The spending so far may be loose change to a Russian billionaire but the effect has stretched from the King's Road to the Carpathians. Zilina (population 88,000 and with a previous claim to fame being as a kind of Slovak version of Crewe judging by the number of railway sidings around the ground) has seen nothing like it.

And the town was determined to make the most of it having refused to switch this tie to the capital Bratislava and keep it here 150 miles north in its tiny green-and-yellow stadium with a capacity of just 6,211. Who could blame them?

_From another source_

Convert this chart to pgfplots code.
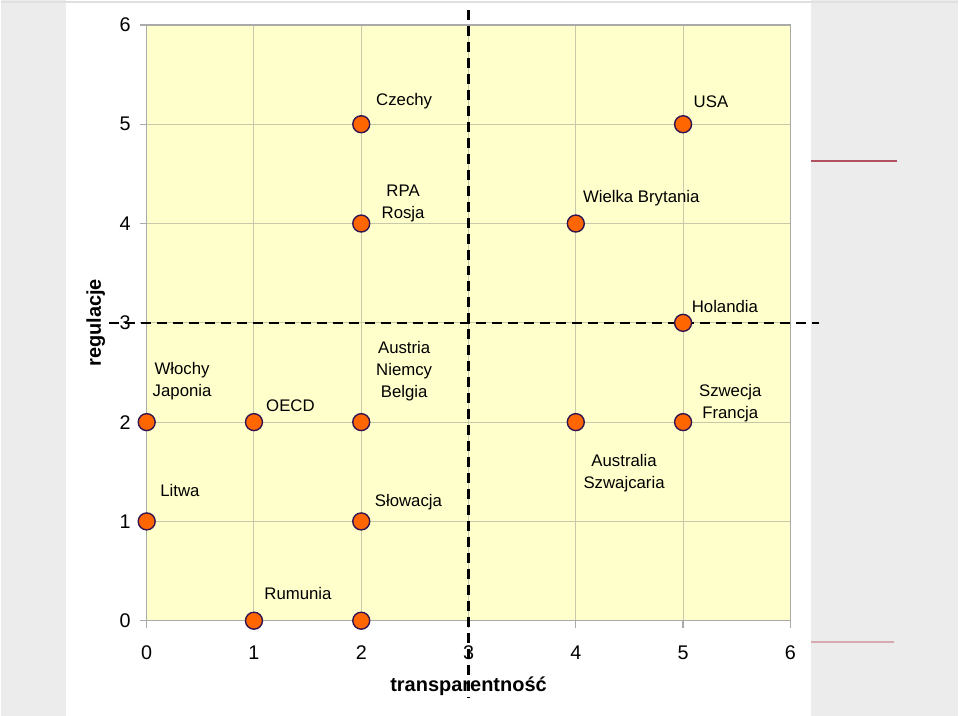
\documentclass[border=0pt]{standalone}
\usepackage{pgfplots}
\pgfplotsset{compat=1.18}
\usepackage{fontspec}
\setmainfont{Liberation Sans}
\definecolor{bgyellow}{RGB}{255,255,204}
\definecolor{gridc}{RGB}{200,200,170}
\definecolor{axc}{RGB}{170,170,170}
\definecolor{orangec}{RGB}{255,102,0}
\definecolor{purplec}{RGB}{50,20,80}
\definecolor{redl}{RGB}{176,80,96}
\definecolor{redl2}{RGB}{215,170,178}
\definecolor{stripe}{RGB}{236,236,236}
\begin{document}
\begin{tikzpicture}[x=0.5pt,y=0.5pt]
\fill[white] (0,0) rectangle (959,717);
\fill[stripe] (0,0) rectangle (65,717);
\fill[stripe] (812,0) rectangle (959,717);
\draw[black!12, line width=1pt] (0,715) -- (959,715);
\draw[redl, line width=1pt] (812,556) -- (898,556);
\draw[redl2, line width=1pt] (812,74) -- (895,74);
\begin{axis}[at={(73pt,47.5pt)}, anchor=south west, scale only axis,
  width=322.5pt, height=298.5pt,
  xmin=0, xmax=6, ymin=0, ymax=6,
  xtick={0,1,2,3,4,5,6}, ytick={0,1,2,3,4,5,6},
  grid=major, grid style={color=gridc, line width=0.5pt},
  axis line style={color=axc, line width=0.6pt},
  tick align=outside, major tick length=3.5pt, tick style={color=axc, line width=0.6pt},
  tick pos=left,
  axis background/.style={fill=bgyellow},
  clip=false,
  /pgf/number format/assume math mode=true,
  xticklabel style={font=\fontsize{9.9}{11}\selectfont, yshift=-5.5pt},
  yticklabel style={font=\fontsize{9.9}{11}\selectfont, xshift=-1pt},
  xlabel={transparentność}, ylabel={regulacje},
  xlabel style={at={(axis description cs:0.5,-0.1106)}, anchor=center, font=\fontsize{10}{12}\bfseries},
  ylabel style={at={(axis description cs:-0.079,0.5)}, anchor=center, rotate=0, font=\fontsize{10}{12}\bfseries},
]
\addplot[only marks, mark=*, mark size=4.25pt, mark options={fill=orangec, draw=purplec, line width=0.7pt}]
coordinates {(2,5) (5,5) (2,4) (4,4) (5,3) (0,2) (1,2) (2,2) (4,2) (5,2) (0,1) (2,1) (1,0) (2,0)};
\addplot[black, line width=1.3pt, dash pattern=on 5pt off 3pt] coordinates {(3,6.15) (3,-0.78)};
\addplot[black, line width=1.3pt, dash pattern=on 5pt off 3pt] coordinates {(-0.35,3) (6.27,3)};
\begin{scope}[every node/.style={font=\fontsize{8.4}{11}\selectfont, align=center, inner sep=0pt}]
\node at (axis cs:2.40,5.23) {Czechy};
\node at (axis cs:5.26,5.23) {USA};
\node at (axis cs:2.39,4.20) {RPA\\Rosja};
\node at (axis cs:4.61,4.26) {Wielka Brytania};
\node at (axis cs:5.39,3.16) {Holandia};
\node at (axis cs:0.33,2.41) {Włochy\\Japonia};
\node at (axis cs:1.34,2.17) {OECD};
\node at (axis cs:2.40,2.51) {Austria\\Niemcy\\Belgia};
\node at (axis cs:5.44,2.195) {Szwecja\\Francja};
\node at (axis cs:0.31,1.31) {Litwa};
\node at (axis cs:2.44,1.19) {Słowacja};
\node at (axis cs:4.45,1.49) {Australia\\Szwajcaria};
\node at (axis cs:1.41,0.27) {Rumunia};
\end{scope}
\end{axis}
\end{tikzpicture}
\end{document}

There were Mexican waves, alarmingly enthusiastic bands and even a Slavic tribute to Mr Abramovich followed by an intense downpour of rain amid the 30C heat.

But then British football has also seen nothing like the Russian whose wealth makes other sugar daddies seem a little short in the saccharin stakes. One of a handful of oligarchs who made their fortunes in post-Soviet years, he has pledged a more than reasonable chunk of his cash making Chelsea, one of the perennial underachievers, a success.

Recent European campaigns for the club have ended in early embarrassment: defeat to lowly teams from Switzerland, Israel and Norway. Now they have one foot in the big time. Their fans were able to celebrate last night, with Zilina's bars staying open late - many usually close at 10pm in what is a sleepy town in every sense - to enjoy their own dividend from the Abramovich effect. Indeed, before kick-off, local touts were trying to persuade the 200 or so Chelsea fans who made the trip to part with £100 for a ticket as they milled around the small town square - when they usually cost £1.20 and had been raised to £6.50 for this match, their first against an English team.

Still this was the biggest game in the 95-year history of a club whose record signing cost £100,000 - a week's wages for Chelsea's Juan Sebastian Veron, or eight years' salary for the Slovakians whose squad is valued at about £1.4m. Not even enough to take a stake in the Argentinian's appendages.